E-mails are the most vulnerable entry point for SPAM and Viruses. Be careful what you open, especially if your are using your parents’ system. There are many nasty programs that can be downloaded onto your system that wish to do your system harm. Some may be disguised as simple games, but the fun the makers of such games have in mind is for them and not for you. Be careful.

Parental Controls

Parental Controls are a great way to avoid going to inappropriate sites. I use it for my own protection. It is a great tool. If your parents have not already set up parental control, talk with them about it. If need be, set it up yourself. Tell them that your computer instructor uses it for his accounts and is a great tool for preventing the opening of sites that can be malicious, as well as inappropriate. It is a great tool, so use it.

Online Bullying

Bullying of any form is wrong, whether it is on the playground or on the internet. Please think before you act. If you are thinking about doing something or saying something, ask yourself first how you would feel if someone else did or said that to you. Words can be just as destructive as actions, especially if they are endured over a period of time. The internet is a great place for learning and social media can be entertaining, but hurtful messages have no place on social media. Are you a person who builds up others or tears down others? The choice is yours. As was said in Indiana Jones: The Last Crusade, Choose Wisely. Everything you post will remain out there forever. The joke at HP about posting something was: Is that really something you would want your grandmother to see? Please only post things you want your grandmother to see and that are kind and uplifting to others.


All computers should have a good firewall. Firewalls are designed to block bad e-mails and prevent viruses from infecting your system. Both Microsoft and Apple have built-in firewalls. Sometimes there is a need to strengthen that protection. There are many network security/firewall companies out there. Norton Antivirus and McAfee are two of the largest. I personally use AVG which I believe is a Dutch company. AVG has both a free version and a subscription version. I started out with the free version, but eventually switched to the paid version. There are many other companies available from whom to choose. Do research with your parents on which company would be best for you and your computer(s).

The main purpose of a firewall is to prevent unauthorized access to your computer and block viruses from infecting it. Since most people have information on their computers, like finances, that they would not like other people to access, having a good firewall is important. One area that firewalls often protect is in reviewing incoming e-mail. E-mail is one of the major entry points for unwanted viruses. Normally, a virus is downloaded by opening an attachment that comes with the e-mail. If you are not sure who sent you the e-mail, do not open any attachments. More sophisticated hackers say that they can infect your systems by you simply opening your e-mail. I personally have not verified this, but I usually just delete e-mail from people I do not know. If that is a problem, I just block that person from my e-mail in basket.

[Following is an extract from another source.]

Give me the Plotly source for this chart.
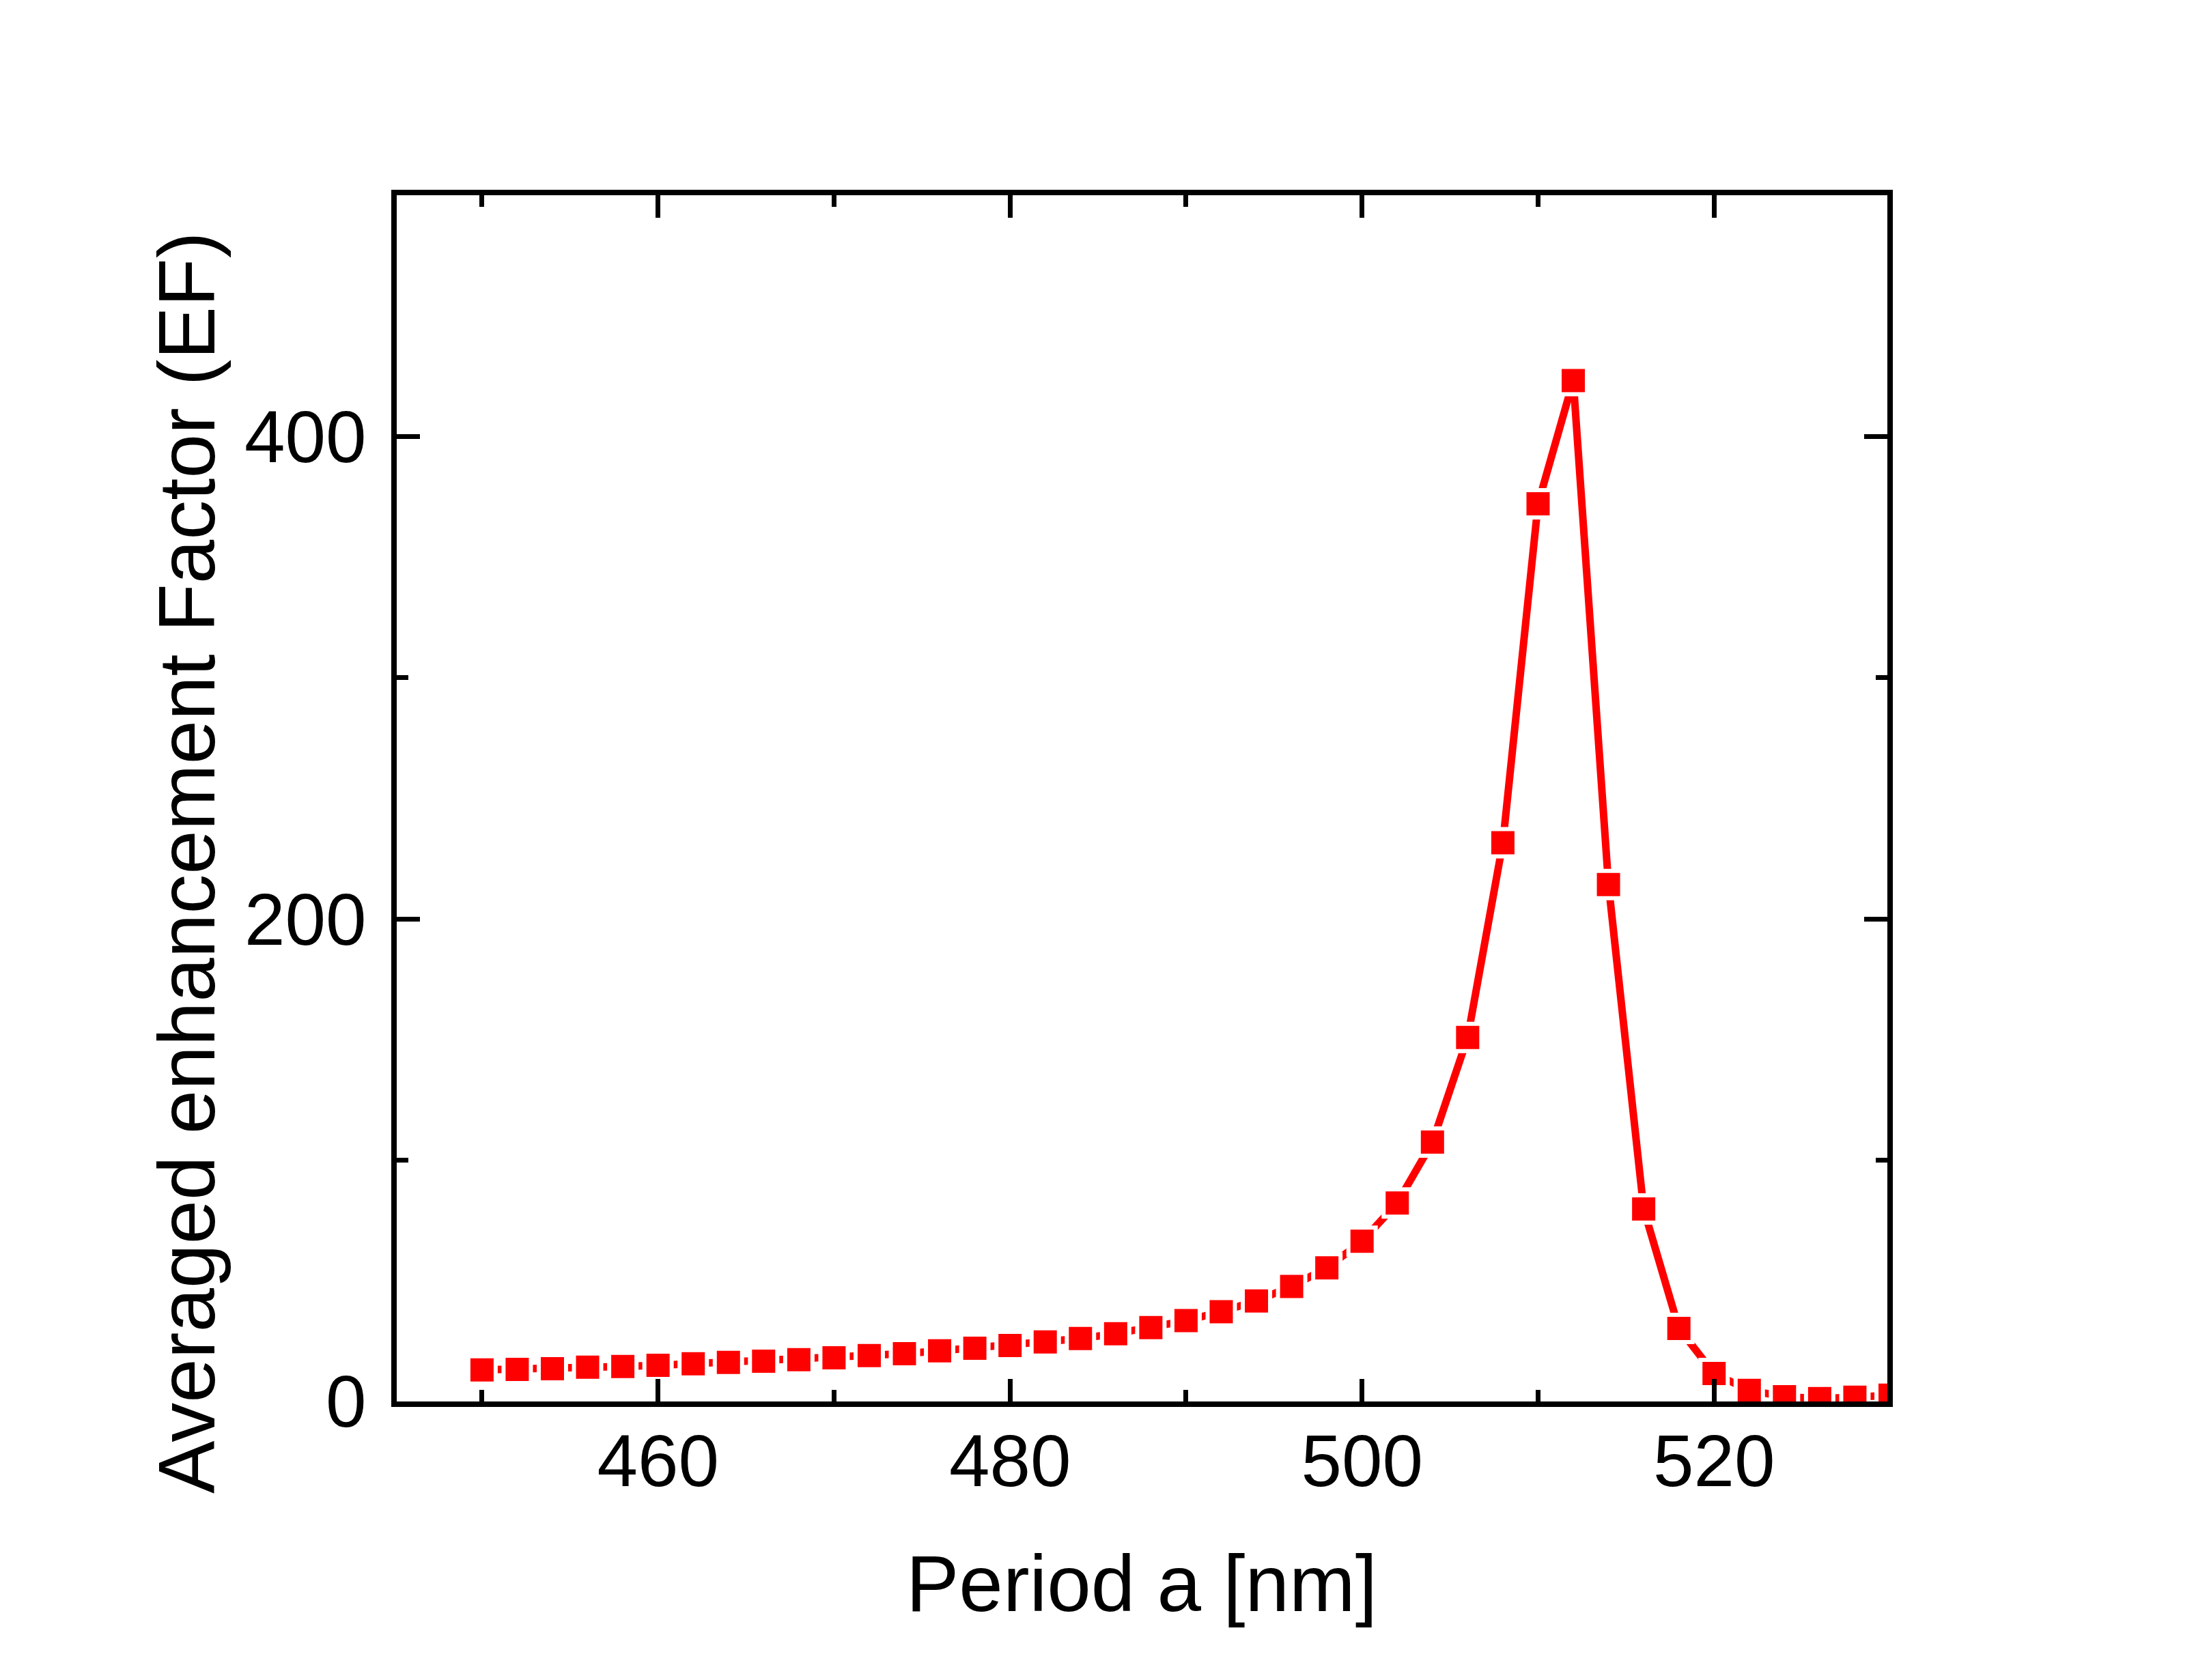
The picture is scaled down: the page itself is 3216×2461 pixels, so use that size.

The amin problem with most firewalls is bloat. To protect you more, the software sometimes grows to require many of your computers resources. Each company has a redesign on a regular basis to maintain the current level of protection while reducing the amount of code and execution time required to perform these safeguards. The other problem is allowing your firewall to get out-of-date. New viruses and other hacks are devised frequently, so the firewall software must be updated often to have the latest protects.





Remote Computer Access

Digital Citizenship



This is a document under development. The main point is to be cautious on-line. There are people out there who would like to do harm to others. Do not be a victim and especially do not be a perpetrator. Be safe on line.